I was asked to find an outer automorphism of a finite group and came up with $x\mapsto x^3$ for $Z_4$ (cyclic group order 4). I went through a lengthy check of all properties to prove that this was indeed an outer automorphism when it occurred to me there probably exists a slicker way to show this. Is there?

Answer 1

The only inner automorphism of an abelian group is the identity map!

Answer 2

Let $a$ be a generator of a cyclic group $C_n$ of order $n$. An automorphism $\alpha$ (one can drop the adjective outer for abelian groups as made clear in the comments) of $C_n$ is entirely known if its image $\alpha(a)$ is known.
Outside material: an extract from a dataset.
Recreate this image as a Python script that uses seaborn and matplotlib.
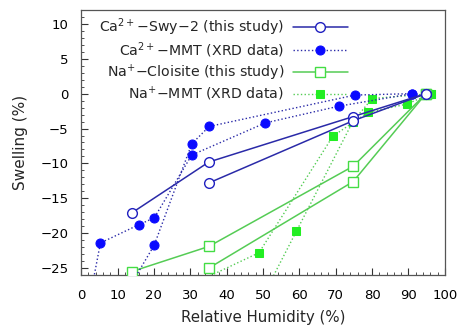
import numpy as np
import pandas as pd
import seaborn as sns
import matplotlib.pyplot as plt
from matplotlib.ticker import MultipleLocator

# Ca2+-Swy-2 (this study), two branches
swy_x1 = [13.9, 35.1, 74.7, 94.8]
swy_y1 = [-17.1, -9.8, -3.3, 0.0]
swy_x2 = [35.1, 74.7, 94.8]
swy_y2 = [-12.8, -3.9, 0.0]

# Ca2+-MMT (XRD data)
camt_x1 = [2.7, 5.3, 15.8, 20.1, 30.4, 50.6, 70.8, 91.1]
camt_y1 = [-28.5, -21.4, -18.8, -17.8, -8.8, -4.2, -1.8, 0.0]
camt_x2 = [13.0, 20.1, 30.4, 35.2, 75.3, 91.1]
camt_y2 = [-28.0, -21.7, -7.2, -4.7, -0.2, 0.0]

# Na+-Cloisite (this study)
clo_x1 = [13.9, 35.1, 74.8, 94.8]
clo_y1 = [-25.5, -21.9, -10.4, 0.0]
clo_x2 = [35.1, 74.8, 94.8]
clo_y2 = [-25.0, -12.6, 0.0]

# Na+-MMT (XRD data)
namt_x1 = [31.0, 48.9, 69.2, 78.8, 89.5, 96.3]
namt_y1 = [-27.2, -22.8, -6.1, -2.7, -1.5, 0.0]
namt_x2 = [51.5, 59.2, 74.7, 80.0, 96.3]
namt_y2 = [-27.5, -19.7, -4.0, -0.7, 0.0]

labels = ['Ca$^{2+}$\u2212Swy\u22122 (this study)',
          'Ca$^{2+}$\u2212MMT (XRD data)',
          'Na$^{+}$\u2212Cloisite (this study)',
          'Na$^{+}$\u2212MMT (XRD data)']

sns.set_style('white')
plt.rcParams['font.family'] = ['DejaVu Sans']

fig = plt.figure(figsize=(4.61, 3.31), dpi=100)
ax = fig.add_axes([0.176, 0.169, 0.789, 0.801])

blue = '#0a0aff'
navy = '#2a2aa8'
lgreen = '#55cc55'


def curve(x, y, label, **kw):
    df = pd.DataFrame({'x': x, 'y': y})
    sns.lineplot(data=df, x='x', y='y', sort=False, estimator=None,
                 ax=ax, label=label, **kw)


# Na+-MMT
kw = dict(color=lgreen, linestyle=':', linewidth=1.0, marker='s', markersize=6,
          markerfacecolor='#22ee22', markeredgecolor='#22ee22', zorder=2)
curve(namt_x1, namt_y1, labels[3], **kw)
curve(namt_x2, namt_y2, None, **kw)

# Na+-Cloisite
kw = dict(color=lgreen, linestyle='-', linewidth=1.1, marker='s', markersize=6.5,
          markerfacecolor='white', markeredgecolor='#44dd44', markeredgewidth=1.0, zorder=3)
curve(clo_x1, clo_y1, labels[2], **kw)
curve(clo_x2, clo_y2, None, **kw)

# Ca2+-MMT
kw = dict(color=navy, linestyle=':', linewidth=1.0, marker='o', markersize=6.5,
          markerfacecolor=blue, markeredgecolor=blue, zorder=4)
curve(camt_x1, camt_y1, labels[1], **kw)
curve(camt_x2, camt_y2, None, **kw)

# Ca2+-Swy-2
kw = dict(color=navy, linestyle='-', linewidth=1.1, marker='o', markersize=7,
          markerfacecolor='white', markeredgecolor='#2020c0', markeredgewidth=1.0, zorder=5)
curve(swy_x1, swy_y1, labels[0], **kw)
curve(swy_x2, swy_y2, None, **kw)

ax.set_xlim(0, 100)
ax.set_ylim(-26, 12)
ax.xaxis.set_major_locator(MultipleLocator(10))
ax.xaxis.set_minor_locator(MultipleLocator(2))
ax.yaxis.set_major_locator(MultipleLocator(5))
ax.yaxis.set_minor_locator(MultipleLocator(1))
ax.tick_params(which='both', direction='in', bottom=True, left=True,
               labelsize=9.5, colors='#333333', labelcolor='black')
ax.tick_params(which='major', length=5, width=0.8)
ax.tick_params(which='minor', length=2.5, width=0.6)
ax.tick_params(axis='x', pad=10)
ax.tick_params(axis='y', pad=9)
for s in ax.spines.values():
    s.set_color('#555555')
    s.set_linewidth(0.9)

ax.set_xlabel('Relative Humidity (%)', fontsize=10.8, labelpad=6)
ax.set_ylabel('Swelling (%)', fontsize=11, labelpad=9)

handles, labs = ax.get_legend_handles_labels()
order = [labs.index(l) for l in labels]
ax.legend([handles[i] for i in order], [labs[i] for i in order],
          loc='upper right', bbox_to_anchor=(0.757, 1.008), frameon=False,
          markerfirst=False, fontsize=10.2, handlelength=3.9,
          handletextpad=0.6, labelspacing=0.17, borderaxespad=0.2)

fig.savefig('out.png', dpi=100)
Indeed, the image of an arbitrary element $a^i \in C_n$ is then $\alpha(a)^i$. So an automorphism of $C_n$ is uniquely determined by a number $d$, namely by the condition $\alpha(a) = a^d$. The inverse is not true. Let $\gcd(d,n) = k > 1$. Let $k'$ be such that $kk'=n$. The element $a^{k'}$ is not $1$ since $k' < n$, but $\alpha(a^{k'}) = 1$ since $dk'$ is a multiple of $n$. The only automorphisms are defined by those $d$ such that $\gcd(n,d) = 1$.